-- BEGIN RECORD EXCERPTS --
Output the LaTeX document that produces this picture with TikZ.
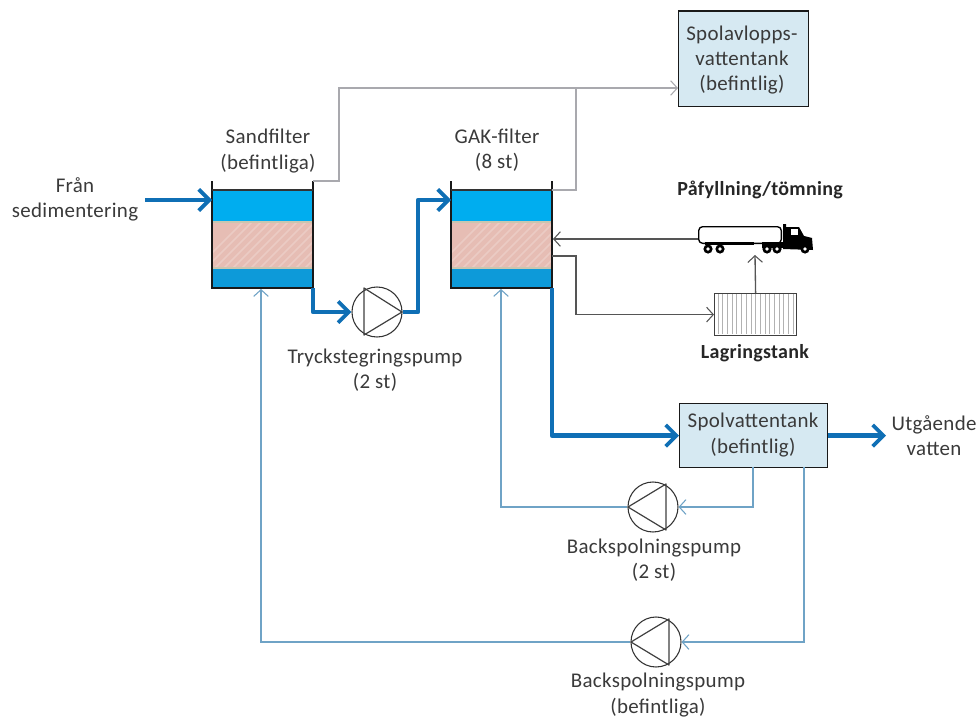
\documentclass[tikz,border=0pt]{standalone}
\usepackage{fontspec}
\setmainfont{Carlito}[LetterSpace=1.5]
\usetikzlibrary{arrows.meta}
\definecolor{txt}{HTML}{3A3A3A}
\definecolor{pipeblue}{HTML}{0F6FB5}
\definecolor{lightpipe}{HTML}{6FA3C6}
\definecolor{greypipe}{HTML}{A9A9AE}
\definecolor{darkpipe}{HTML}{555555}
\definecolor{boxfill}{HTML}{D6E9F2}
\definecolor{watertop}{HTML}{00ADEF}
\definecolor{waterlow}{HTML}{0D9AD9}
\definecolor{sandpink}{HTML}{E6BDB4}
\definecolor{sandstripe}{HTML}{EBCBC4}
\definecolor{sandedge}{HTML}{C9C6B0}
\tikzset{
  x=0.75pt,y=-0.75pt,
  label text/.style={inner sep=0pt,align=center,text=txt,font=\fontsize{15.7}{18.8}\selectfont},
  bold text/.style={inner sep=0pt,align=center,text=black!85,font=\fontsize{15}{15}\selectfont\bfseries},
  tankbox/.style={draw=black!90,line width=1pt,fill=boxfill,inner sep=0pt},
  main pipe/.style={draw=pipeblue,line width=3.4pt,line join=round,-{Straight Barb[length=8pt,width=16pt,line width=2.8pt]}},
  back pipe/.style={draw=lightpipe,line width=1pt,-{Straight Barb[length=5pt,width=11pt,line width=0.8pt]}},
  grey pipe/.style={draw=greypipe,line width=1pt,-{Straight Barb[length=5pt,width=11pt,line width=0.8pt]}},
  grey plain/.style={draw=greypipe,line width=1pt},
  dark pipe/.style={draw=darkpipe,line width=1pt,-{Straight Barb[length=5pt,width=11pt,line width=0.8pt]}},
  pump circle/.style={circle,draw=black!80,line width=0.8pt,fill=white,minimum size=37.5pt,inner sep=0pt},
  pump tri/.style={draw=black!75,line width=0.9pt,line join=round},
  water layer/.style={inner sep=0pt,minimum width=75.75pt},
}
\begin{document}
\begin{tikzpicture}
\useasboundingbox (0,0) rectangle (977,717);
\fill[white] (0,0) rectangle (977,717);

% Sand filter
\node[water layer,fill=watertop,minimum height=24pt,anchor=north west] (s1) at (212,190) {};
\node[water layer,fill=sandpink,minimum height=34.5pt,anchor=north west] (s2) at (212,222) {};
\begin{scope}
\clip (212,222) rectangle (313,268);
\foreach \d in {0,9,...,170}{\draw[sandstripe,line width=1.1pt] (190+\d,275) -- (190+\d+60,215);}
\end{scope}
\node[water layer,fill=waterlow,minimum height=15pt,anchor=north west] (s3) at (212,268) {};
\draw[sandedge,line width=0.8pt] (212,222) -- (313,222) (212,268) -- (313,268);
\draw[line width=1.9pt,black!90] (212,181) -- (212,288) -- (313,288) -- (313,181);
\draw[line width=0.8pt,black!80] (212,190) -- (313,190);
% GAK filter
\node[water layer,fill=watertop,minimum height=24pt,anchor=north west] (g1) at (451,190) {};
\node[water layer,fill=sandpink,minimum height=34.5pt,anchor=north west] (g2) at (451,222) {};
\begin{scope}
\clip (451,222) rectangle (552,268);
\foreach \d in {0,9,...,170}{\draw[sandstripe,line width=1.1pt] (429+\d,275) -- (429+\d+60,215);}
\end{scope}
\node[water layer,fill=waterlow,minimum height=15pt,anchor=north west] (g3) at (451,268) {};
\draw[sandedge,line width=0.8pt] (451,222) -- (552,222) (451,268) -- (552,268);
\draw[line width=1.9pt,black!90] (451,181) -- (451,288) -- (552,288) -- (552,181);
\draw[line width=0.8pt,black!80] (451,190) -- (552,190);

% coordinates on the filters
\coordinate (sandIn) at (212,200);
\coordinate (sandTop) at (313,181);
\coordinate (sandOut) at (313,288);
\coordinate (sandBack) at (261,289);
\coordinate (gakIn) at (451,200);
\coordinate (gakTop) at (552,190);
\coordinate (gakOut) at (552,288);
\coordinate (gakBack) at (501,289);
\coordinate (gakFill) at (553,239);
\coordinate (gakDrain) at (552,256);
\coordinate (fran) at (145,200);
\coordinate (utg) at (886,435);
\coordinate (junction) at (576,88);
\coordinate (truckIn) at (755,255);
\coordinate (spolA) at (753,467);
\coordinate (spolB) at (804,467);

% boxes
\node[tankbox,minimum width=97.5pt,minimum height=71.5pt,anchor=north west] (avlopp) at (678,10.5) {};
\node[tankbox,minimum width=111pt,minimum height=48pt,anchor=north west] (spol) at (679,403) {};
\node[draw=black!75,line width=0.9pt,fill=white,minimum width=61.5pt,minimum height=31.5pt,inner sep=0pt,anchor=north west] (lager) at (714,293) {};
\foreach \i in {0,...,16}{\draw[black!30,line width=0.5pt] (718+\i*4.7,294) -- (718+\i*4.7,334);}

% pumps
\node[pump circle] (p1) at (377,312) {};
\draw[pump tri] (364,288) -- (364,335) -- (402,312) -- cycle;
\node[pump circle] (p2) at (653,507) {};
\draw[pump tri] (666,484) -- (666,530) -- (628,507) -- cycle;
\node[pump circle] (p3) at (656,642) {};
\draw[pump tri] (669,619) -- (669,665) -- (631,642) -- cycle;

% truck
\node[draw=black,line width=1pt,fill=white,rounded corners=3pt,minimum width=62pt,minimum height=12.5pt,inner sep=0pt,anchor=north west] (trucktank) at (698,226) {};
\fill[black] (705,242) rectangle (754,245);
\fill[black] (762,242) rectangle (784,248);
\fill[black] (783,224) -- (786,224) -- (786,227) -- (799,227) -- (804,236) -- (812,238) -- (813,250) -- (783,249) -- cycle;
\fill[white] (791,229) rectangle (798,235);
\foreach \wx in {708,720,767,777,805}{\fill[black] (\wx,249) circle (4.6); \fill[white] (\wx,249) circle (1.9);}

% main flow
\draw[main pipe] (fran) -- (sandIn);
\draw[main pipe] (sandOut) |- (p1.west);
\draw[main pipe] (p1.east) -- (418,312) -- (418,200) -- (gakIn);
\draw[main pipe] (gakOut) |- (spol.west);
\draw[main pipe] (spol.east) -- (utg |- spol.east);

% grey
\draw[grey pipe] (sandTop) -- (339,181) -- (339,88) -- (avlopp.west |- junction);
\draw[grey plain] (gakTop) -- (576,190) -- (junction);

% dark
\draw[dark pipe] (trucktank.west |- gakFill) -- (gakFill);
\draw[dark pipe] (gakDrain) -- (576,256) |- (lager.west);
\draw[dark pipe] (lager.north) -- (truckIn);

% back flush
\draw[back pipe] (spolA) |- (p2.east);
\draw[back pipe] (p2.west) -| (gakBack);
\draw[back pipe] (spolB) |- (p3.east);
\draw[back pipe] (p3.west) -| (sandBack);

% labels
\node[label text] (tFran) at (75,199) {Från\\sedimentering};
\node[label text] (tSand) at (268,151) {Sandfilter\\(befintliga)};
\node[label text] (tGak) at (497,150) {GAK-filter\\(8 st)};
\node[label text] (tTryck) at (375,370) {Tryckstegringspump\\(2 st)};
\node[label text] (tBack1) at (654,560) {Backspolningspump\\(2 st)};
\node[label text] (tBack2) at (658,695) {Backspolningspump\\(befintliga)};
\node[label text] (tSpol) at (753,435) {Spolvattentank\\(befintlig)};
\node[label text] (tAvl) at (742,60) {Spolavlopps-\\vattentank\\(befintlig)};
\node[label text] (tUtg) at (934,436) {Utgående\\vatten};
\node[bold text] (tPa) at (760,190) {Påfyllning/tömning};
\node[bold text] (tLag) at (755,353) {Lagringstank};
\end{tikzpicture}
\end{document}
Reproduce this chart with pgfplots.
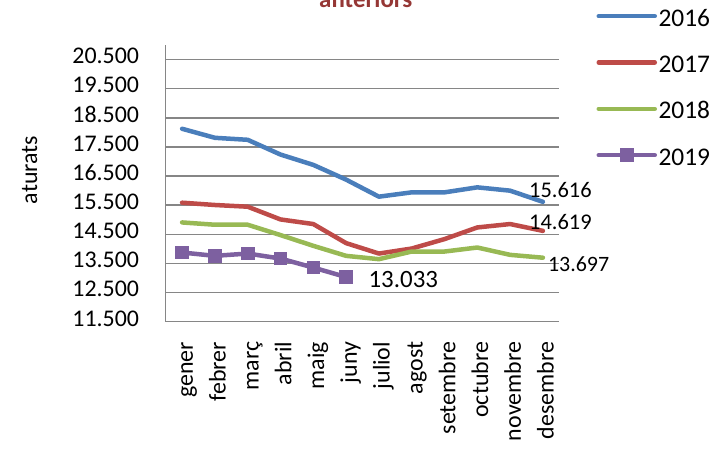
-- END RECORD EXCERPTS --
*THE EXERCISE*:
Print out the material word for word, omitting the pictures.

*EXERCISE SOLUTION*:
Output the LaTeX document that produces this picture with TikZ.
\documentclass[tikz,border=0pt]{standalone}
\usepackage{fontspec}
\setmainfont{Carlito}[LetterSpace=1.5]
\usetikzlibrary{arrows.meta}
\definecolor{txt}{HTML}{3A3A3A}
\definecolor{pipeblue}{HTML}{0F6FB5}
\definecolor{lightpipe}{HTML}{6FA3C6}
\definecolor{greypipe}{HTML}{A9A9AE}
\definecolor{darkpipe}{HTML}{555555}
\definecolor{boxfill}{HTML}{D6E9F2}
\definecolor{watertop}{HTML}{00ADEF}
\definecolor{waterlow}{HTML}{0D9AD9}
\definecolor{sandpink}{HTML}{E6BDB4}
\definecolor{sandstripe}{HTML}{EBCBC4}
\definecolor{sandedge}{HTML}{C9C6B0}
\tikzset{
  x=0.75pt,y=-0.75pt,
  label text/.style={inner sep=0pt,align=center,text=txt,font=\fontsize{15.7}{18.8}\selectfont},
  bold text/.style={inner sep=0pt,align=center,text=black!85,font=\fontsize{15}{15}\selectfont\bfseries},
  tankbox/.style={draw=black!90,line width=1pt,fill=boxfill,inner sep=0pt},
  main pipe/.style={draw=pipeblue,line width=3.4pt,line join=round,-{Straight Barb[length=8pt,width=16pt,line width=2.8pt]}},
  back pipe/.style={draw=lightpipe,line width=1pt,-{Straight Barb[length=5pt,width=11pt,line width=0.8pt]}},
  grey pipe/.style={draw=greypipe,line width=1pt,-{Straight Barb[length=5pt,width=11pt,line width=0.8pt]}},
  grey plain/.style={draw=greypipe,line width=1pt},
  dark pipe/.style={draw=darkpipe,line width=1pt,-{Straight Barb[length=5pt,width=11pt,line width=0.8pt]}},
  pump circle/.style={circle,draw=black!80,line width=0.8pt,fill=white,minimum size=37.5pt,inner sep=0pt},
  pump tri/.style={draw=black!75,line width=0.9pt,line join=round},
  water layer/.style={inner sep=0pt,minimum width=75.75pt},
}
\begin{document}
\begin{tikzpicture}
\useasboundingbox (0,0) rectangle (977,717);
\fill[white] (0,0) rectangle (977,717);

% Sand filter
\node[water layer,fill=watertop,minimum height=24pt,anchor=north west] (s1) at (212,190) {};
\node[water layer,fill=sandpink,minimum height=34.5pt,anchor=north west] (s2) at (212,222) {};
\begin{scope}
\clip (212,222) rectangle (313,268);
\foreach \d in {0,9,...,170}{\draw[sandstripe,line width=1.1pt] (190+\d,275) -- (190+\d+60,215);}
\end{scope}
\node[water layer,fill=waterlow,minimum height=15pt,anchor=north west] (s3) at (212,268) {};
\draw[sandedge,line width=0.8pt] (212,222) -- (313,222) (212,268) -- (313,268);
\draw[line width=1.9pt,black!90] (212,181) -- (212,288) -- (313,288) -- (313,181);
\draw[line width=0.8pt,black!80] (212,190) -- (313,190);
% GAK filter
\node[water layer,fill=watertop,minimum height=24pt,anchor=north west] (g1) at (451,190) {};
\node[water layer,fill=sandpink,minimum height=34.5pt,anchor=north west] (g2) at (451,222) {};
\begin{scope}
\clip (451,222) rectangle (552,268);
\foreach \d in {0,9,...,170}{\draw[sandstripe,line width=1.1pt] (429+\d,275) -- (429+\d+60,215);}
\end{scope}
\node[water layer,fill=waterlow,minimum height=15pt,anchor=north west] (g3) at (451,268) {};
\draw[sandedge,line width=0.8pt] (451,222) -- (552,222) (451,268) -- (552,268);
\draw[line width=1.9pt,black!90] (451,181) -- (451,288) -- (552,288) -- (552,181);
\draw[line width=0.8pt,black!80] (451,190) -- (552,190);

% coordinates on the filters
\coordinate (sandIn) at (212,200);
\coordinate (sandTop) at (313,181);
\coordinate (sandOut) at (313,288);
\coordinate (sandBack) at (261,289);
\coordinate (gakIn) at (451,200);
\coordinate (gakTop) at (552,190);
\coordinate (gakOut) at (552,288);
\coordinate (gakBack) at (501,289);
\coordinate (gakFill) at (553,239);
\coordinate (gakDrain) at (552,256);
\coordinate (fran) at (145,200);
\coordinate (utg) at (886,435);
\coordinate (junction) at (576,88);
\coordinate (truckIn) at (755,255);
\coordinate (spolA) at (753,467);
\coordinate (spolB) at (804,467);

% boxes
\node[tankbox,minimum width=97.5pt,minimum height=71.5pt,anchor=north west] (avlopp) at (678,10.5) {};
\node[tankbox,minimum width=111pt,minimum height=48pt,anchor=north west] (spol) at (679,403) {};
\node[draw=black!75,line width=0.9pt,fill=white,minimum width=61.5pt,minimum height=31.5pt,inner sep=0pt,anchor=north west] (lager) at (714,293) {};
\foreach \i in {0,...,16}{\draw[black!30,line width=0.5pt] (718+\i*4.7,294) -- (718+\i*4.7,334);}

% pumps
\node[pump circle] (p1) at (377,312) {};
\draw[pump tri] (364,288) -- (364,335) -- (402,312) -- cycle;
\node[pump circle] (p2) at (653,507) {};
\draw[pump tri] (666,484) -- (666,530) -- (628,507) -- cycle;
\node[pump circle] (p3) at (656,642) {};
\draw[pump tri] (669,619) -- (669,665) -- (631,642) -- cycle;

% truck
\node[draw=black,line width=1pt,fill=white,rounded corners=3pt,minimum width=62pt,minimum height=12.5pt,inner sep=0pt,anchor=north west] (trucktank) at (698,226) {};
\fill[black] (705,242) rectangle (754,245);
\fill[black] (762,242) rectangle (784,248);
\fill[black] (783,224) -- (786,224) -- (786,227) -- (799,227) -- (804,236) -- (812,238) -- (813,250) -- (783,249) -- cycle;
\fill[white] (791,229) rectangle (798,235);
\foreach \wx in {708,720,767,777,805}{\fill[black] (\wx,249) circle (4.6); \fill[white] (\wx,249) circle (1.9);}

% main flow
\draw[main pipe] (fran) -- (sandIn);
\draw[main pipe] (sandOut) |- (p1.west);
\draw[main pipe] (p1.east) -- (418,312) -- (418,200) -- (gakIn);
\draw[main pipe] (gakOut) |- (spol.west);
\draw[main pipe] (spol.east) -- (utg |- spol.east);

% grey
\draw[grey pipe] (sandTop) -- (339,181) -- (339,88) -- (avlopp.west |- junction);
\draw[grey plain] (gakTop) -- (576,190) -- (junction);

% dark
\draw[dark pipe] (trucktank.west |- gakFill) -- (gakFill);
\draw[dark pipe] (gakDrain) -- (576,256) |- (lager.west);
\draw[dark pipe] (lager.north) -- (truckIn);

% back flush
\draw[back pipe] (spolA) |- (p2.east);
\draw[back pipe] (p2.west) -| (gakBack);
\draw[back pipe] (spolB) |- (p3.east);
\draw[back pipe] (p3.west) -| (sandBack);

% labels
\node[label text] (tFran) at (75,199) {Från\\sedimentering};
\node[label text] (tSand) at (268,151) {Sandfilter\\(befintliga)};
\node[label text] (tGak) at (497,150) {GAK-filter\\(8 st)};
\node[label text] (tTryck) at (375,370) {Tryckstegringspump\\(2 st)};
\node[label text] (tBack1) at (654,560) {Backspolningspump\\(2 st)};
\node[label text] (tBack2) at (658,695) {Backspolningspump\\(befintliga)};
\node[label text] (tSpol) at (753,435) {Spolvattentank\\(befintlig)};
\node[label text] (tAvl) at (742,60) {Spolavlopps-\\vattentank\\(befintlig)};
\node[label text] (tUtg) at (934,436) {Utgående\\vatten};
\node[bold text] (tPa) at (760,190) {Påfyllning/tömning};
\node[bold text] (tLag) at (755,353) {Lagringstank};
\end{tikzpicture}
\end{document}
Reproduce this chart with pgfplots.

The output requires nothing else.